A few weeks ago, Twitter alerted me to the presence of an ASB Senator who, tragically confusing racism and homophobia with having a conservative political view, had a timeline full of Tweets reflecting such a mistake — at least, that is, until I tweeted him to ask him about it. The aforementioned ASB Senator then blocked me, made his tweets private and supposedly, according to a long, sorrowful Facebook status, deleted certain tweets and expressed remorse for his behavior.
Then, he sent ASB’s Vice President to tell me that he would pursue legal action against me if I didn’t publicly apologize to him.
This, Ole Miss, is your Associated Student Body.
When they’re not asking for votes, they’re acting out Ole Miss-themed episodes of House of Cards. Which is funny — but mostly sad — because this is the same ASB that sends its executive board with omens of legal action to warn students of the dangers of trying to hold its elected representatives accountable.
This is the ASB whose legislature elects to use Change.org for long, curiously-edited petitions battling potential resolutions that they don’t like instead of using their legislative power.
This is the ASB that three months into the school-year didn’t have its Constitution updated online until I asked them why their website wasn’t updated.
This is the ASB that “handles” its senators’ behavior behind closed doors — this is the ASB that the Ole Miss student body is trusting to remove the Confederate-emblazoned Mississippi state flag from the dead center of our campus.
I would hope that despite these clear failures in competency, the ASB of the flagship university of the state would act as a bellwether for the future instead of a bastion of the horrors of our mottled past. Most prominent Mississippians across a wide spectrum of backgrounds, careers, and political ideologies have publicly expressed their recognition of the fact that the flag upholds racist ideology from which the state is attempting to distance itself by acknowledging that that symbolism is unacceptable.
The interim Chancellor of the University of Mississippi believes the flag should change. Coach Hugh Freeze believes the flag should change. Those who are most hurt and humiliated by the flag flying on campus believe it should change. Tellingly, we haven’t heard from our ASB President about his perspective on the issue.
But an egg couldn’t crack under the pressure ASB has to make the right choice to put aside the flag that it is under no legal obligation to fly.

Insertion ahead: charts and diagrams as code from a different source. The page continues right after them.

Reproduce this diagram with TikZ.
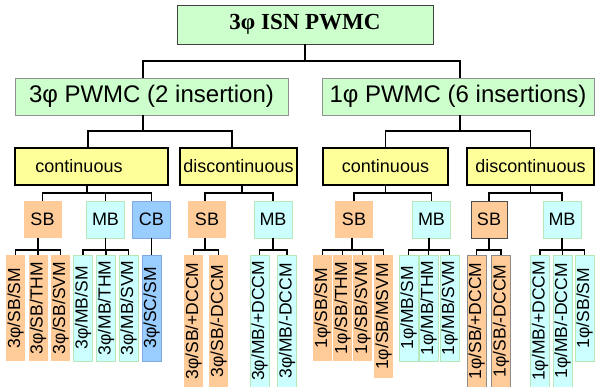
\documentclass[tikz,border=0pt]{standalone}
\usepackage{fontspec}
\setmainfont{Liberation Sans}
\newfontfamily\tnr{Liberation Serif}
\definecolor{gr}{HTML}{CCFFCC}
\definecolor{grb}{HTML}{909090}
\definecolor{ye}{HTML}{FFFF99}
\definecolor{or}{HTML}{FFCC99}
\definecolor{cy}{HTML}{CCFFFF}
\definecolor{cyb}{HTML}{B8E8B8}
\definecolor{bl}{HTML}{99CCFF}
\definecolor{blb}{HTML}{80AADD}
\begin{document}
\begin{tikzpicture}[x=1pt,y=-1pt,
  base/.style={inner sep=0pt,outer sep=0pt},
  lone/.style={base,fill=gr,draw=black!75,line width=0.8pt,minimum width=256pt,minimum height=39pt,
    font=\tnr\bfseries\fontsize{23}{26}\selectfont},
  ltwo/.style={base,fill=gr,draw=grb,line width=0.8pt,minimum height=37pt,font=\fontsize{24}{26}\selectfont},
  lthree/.style={base,fill=ye,draw=black,line width=1.4pt,minimum height=37pt,font=\fontsize{18}{20}\selectfont},
  lfour/.style={base,minimum width=38pt,minimum height=37pt,font=\fontsize{18}{20}\selectfont},
  sbx/.style={lfour,fill=or},
  mbx/.style={lfour,fill=cy,draw=cyb,line width=0.8pt},
  cbx/.style={lfour,fill=bl,draw=blb,line width=0.8pt},
  leaf/.style={base,rotate=90,minimum height=19pt,font=\fontsize{17.5}{20}\selectfont},
  sleaf/.style={leaf,minimum width=106pt},
  lleaf/.style={leaf,minimum width=132pt},
  mleaf/.style={leaf,minimum width=123pt},
  osb/.style={fill=or},
  omb/.style={fill=cy,draw=cyb,line width=0.8pt},
  ocb/.style={fill=bl,draw=blb,line width=0.8pt},
  conn/.style={draw=black,line width=1.6pt}]
\useasboundingbox[fill=white] (0,0) rectangle (600,387);

% level 1-2
\node[lone] (top) at (305,24.5) {3φ ISN PWMC};
\node[ltwo,minimum width=273pt] (pa) at (151.5,96.5) {3φ PWMC (2 insertion)};
\node[ltwo,minimum width=272pt] (pb) at (458,96.5) {1φ PWMC (6 insertions)};

% level 3
\node[lthree,minimum width=153pt] (ca) at (91.5,166.5) {\hspace*{-25pt}continuous};
\node[lthree,minimum width=117pt] (da) at (238.5,166.5) {discontinuous};
\node[lthree,minimum width=125pt] (cb) at (385.5,166.5) {continuous};
\node[lthree,minimum width=127pt] (db) at (530.5,166.5) {discontinuous};

% level 4
\node[sbx] (sa1) at (42.5,219.5) {SB};
\node[mbx] (ma1) at (105.5,219.5) {MB};
\node[cbx] (cba) at (151.5,219.5) {CB};
\node[sbx] (sa2) at (207,219.5) {SB};
\node[mbx] (ma2) at (273,219.5) {MB};
\node[sbx] (sb1) at (354,219.5) {SB};
\node[mbx] (mb1) at (431.5,219.5) {MB};
\node[sbx,draw=black!70,line width=0.8pt,minimum width=36pt] (sb2) at (489,219.5) {SB};
\node[mbx] (mb2) at (562,219.5) {MB};

% leaves 3phi
\node[sleaf,osb] (a1) at (15.5,308) {3φ/SB/SM};
\node[sleaf,osb] (a2) at (38,308) {3φ/SB/THM};
\node[sleaf,osb] (a3) at (60.5,308) {3φ/SB/SVM};
\node[sleaf,omb] (a4) at (83,308) {3φ/MB/SM};
\node[sleaf,omb] (a5) at (106,308) {3φ/MB/THM};
\node[sleaf,omb] (a6) at (128.5,308) {3φ/MB/SVM};
\node[sleaf,ocb] (a7) at (151.5,308) {3φ/SC/SM};
\node[lleaf,osb] (a8) at (193.5,321) {3φ/SB/+DCCM};
\node[lleaf,osb] (a9) at (218.5,321) {3φ/SB/-DCCM};
\node[lleaf,omb] (a10) at (259.5,321) {3φ/MB/+DCCM};
\node[lleaf,omb] (a11) at (287,321) {3φ/MB/-DCCM};

% leaves 1phi
\node[sleaf,osb] (b1) at (322.5,308) {1φ/SB/SM};
\node[sleaf,osb] (b2) at (342.5,308) {1φ/SB/THM};
\node[sleaf,osb] (b3) at (362.5,308) {1φ/SB/SVM};
\node[mleaf,osb] (b4) at (383.5,316.5) {1φ/SB/MSVM};
\node[sleaf,omb] (b5) at (408.5,308) {1φ/MB/SM};
\node[sleaf,omb] (b6) at (428.5,308) {1φ/MB/THM};
\node[sleaf,omb] (b7) at (449.5,308) {1φ/MB/SVM};
\node[lleaf,osb,draw=black!45,line width=0.8pt] (b8) at (476.5,321) {1φ/SB/+DCCM};
\node[lleaf,osb,draw=black!45,line width=0.8pt] (b9) at (501,321) {1φ/SB/-DCCM};
\node[lleaf,omb] (b10) at (540,321) {1φ/MB/+DCCM};
\node[lleaf,omb] (b11) at (562.5,321) {1φ/MB/-DCCM};
\node[sleaf,omb] (b12) at (584.5,308) {1φ/SB/SM};

% connectors level 1 -> 2
\draw[conn] (top.south) -- ++(0,17) -| ([xshift=-8.5pt]pa.north);
\draw[conn] (top.south) -- ++(0,17) -| ([xshift=2pt]pb.north);
% level 2 -> 3
\draw[conn] ([xshift=-8.5pt]pa.south) -- ++(0,16) -| ([xshift=-3.5pt]ca.north);
\draw[conn] ([xshift=-8.5pt]pa.south) -- ++(0,16) -| ([xshift=-6.5pt]da.north);
\draw[conn] ([xshift=2pt]pb.south) -- ++(0,16) -| (cb.north);
\draw[conn] ([xshift=2pt]pb.south) -- ++(0,16) -| (db.north);
% level 3 -> 4
\draw[conn] ([xshift=-4.5pt]ca.south) -- ++(0,8) -| (sa1.north);
\draw[conn] ([xshift=-4.5pt]ca.south) -- ++(0,8) -| (ma1.north);
\draw[conn] ([xshift=-4.5pt]ca.south) -- ++(0,8) -| (cba.north);
\draw[conn] ([xshift=3.5pt]da.south) -- ++(0,8) -| ([xshift=-2pt]sa2.north);
\draw[conn] ([xshift=3.5pt]da.south) -- ++(0,8) -| (ma2.north);
\draw[conn] (cb.south) -- ++(0,8) -| (sb1.north);
\draw[conn] (cb.south) -- ++(0,8) -| (mb1.north);
\draw[conn] (db.south) -- ++(0,8) -| (sb2.north);
\draw[conn] (db.south) -- ++(0,8) -| (mb2.north);
% level 4 -> leaves
\foreach \c in {a1,a2,a3}{\draw[conn] ([xshift=-4.5pt]sa1.south) -- ++(0,12) -| (\c.east);}
\foreach \c in {a4,a5,a6}{\draw[conn] (ma1.south) -- ++(0,12) -| (\c.east);}
\draw[conn] (cba.south) -- (a7.east);
\foreach \c in {a8,a9}{\draw[conn] ([xshift=-2pt]sa2.south) -- ++(0,12) -| (\c.east);}
\foreach \c in {a10,a11}{\draw[conn] (ma2.south) -- ++(0,12) -| (\c.east);}
\foreach \c in {b1,b2,b3,b4}{\draw[conn] ([xshift=-2pt]sb1.south) -- ++(0,12) -| (\c.east);}
\foreach \c in {b5,b6,b7}{\draw[conn] ([xshift=-2.5pt]mb1.south) -- ++(0,12) -| (\c.east);}
\foreach \c in {b8,b9}{\draw[conn] (sb2.south) -- ++(0,12) -| (\c.east);}
\foreach \c in {b10,b11,b12}{\draw[conn] (mb2.south) -- ++(0,12) -| (\c.east);}
\end{tikzpicture}
\end{document}
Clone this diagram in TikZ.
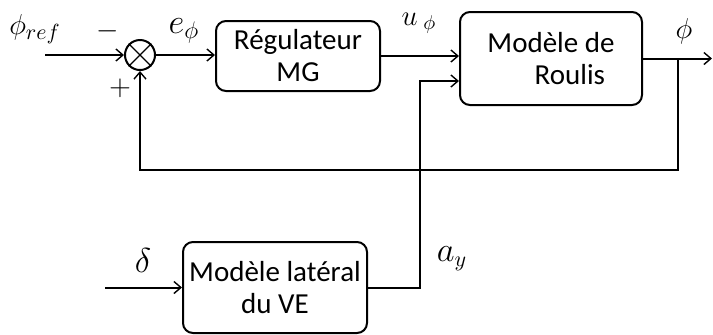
\documentclass[tikz,border=0pt]{standalone}
\usepackage{fontspec}
\setmainfont{Carlito}
\usetikzlibrary{arrows.meta}
\begin{document}
\begin{tikzpicture}[x=0.5pt,y=-0.5pt,
  line width=1pt,
  arr/.style={-{Straight Barb[length=3.5pt,width=6pt,line width=0.7pt]}},
  blk/.style={draw,rounded corners=5pt,align=center,inner sep=0pt,
    font=\fontsize{14.5}{16}\selectfont},
  lbl/.style={inner sep=0pt}]
\useasboundingbox (0,0) rectangle (713,334);
% blocks
\node[draw,circle,minimum size=15pt,inner sep=0pt] (sum) at (140,55) {};
\draw[line width=0.7pt] (sum.north west) -- (sum.south east) (sum.north east) -- (sum.south west);
\node[blk,minimum width=82pt,minimum height=35pt] (reg) at (298,56) {Régulateur\\MG};
\node[blk,minimum width=91pt,minimum height=46.5pt] (roul) at (551,58.5) {Modèle de\\\hspace*{1.3em}Roulis};
\node[blk,minimum width=92pt,minimum height=45.5pt] (lat) at (275,287.5) {Modèle latéral\\du VE};
% coordinates
\coordinate (in) at (45,55);
\coordinate (din) at (105,287.5);
\coordinate (out) at (712,58.5);
\coordinate (br) at (678,58.5);
\coordinate (fbr) at (678,170);
\coordinate (fbl) at (140,170);
\coordinate (ay) at (420,287.5);
\coordinate (ayt) at (420,81);
% connectors
\draw[arr] (in) -- (sum.west);
\draw[arr] (sum.east) -- (reg.west |- sum.east);
\draw[arr] (reg.east) -- (roul.west |- reg.east);
\draw[arr] (roul.east) -- (out);
\draw[arr] (br) -- (fbr) -- (fbl) -- (sum.south);
\draw[arr] (din) -- (lat.west);
\draw[arr] (lat.east) -- (ay) -- (ayt) -- (roul.west |- ayt);
% labels
\node[lbl,font=\fontsize{15}{15}\selectfont] (lref) at (35,29) {$\phi_{ref}$};
\node[lbl,font=\fontsize{14}{14}\selectfont] (lminus) at (108,31) {$-$};
\node[lbl,font=\fontsize{14}{14}\selectfont] (lplus) at (120,88) {$+$};
\node[lbl,font=\fontsize{16.5}{16.5}\selectfont] (le) at (184,31) {$e_{\phi}$};
\node[lbl,font=\fontsize{14}{14}\selectfont] (lu) at (419,23) {$u_{\;\phi}$};
\node[lbl,font=\fontsize{13.5}{13.5}\selectfont] (lphi) at (684,31) {$\phi$};
\node[lbl,font=\fontsize{17}{17}\selectfont] (ld) at (143,260) {$\delta$};
\node[lbl,font=\fontsize{16}{16}\selectfont] (la) at (452,259) {$a_{y}$};
\end{tikzpicture}
\end{document}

It is easy, for the socially aware and compassionate, to see that a campus that claims to honor and respect all of its students would see that symbols of oppression of the student body should be removed. Again, Ole Miss is not required to fly the flag. Nowhere in the state is. Nothing but blind and stubborn arrogance stands between the votes in the affirmative to remove the state flag from flying on campus. The flag should come down.
The ASB’s loyalty should be to the Ole Miss creed and to the sustained progress of the University of Mississippi, not dreams of rubbing shoulders with intern selection-committees and idiotic arguments rife and flimsy with misuse of the term “politically correct.”
And I hope on Tuesday that the ASB acts in alignment with the goals and priorities they pledged to uphold when they decided to run for their positions in the first place.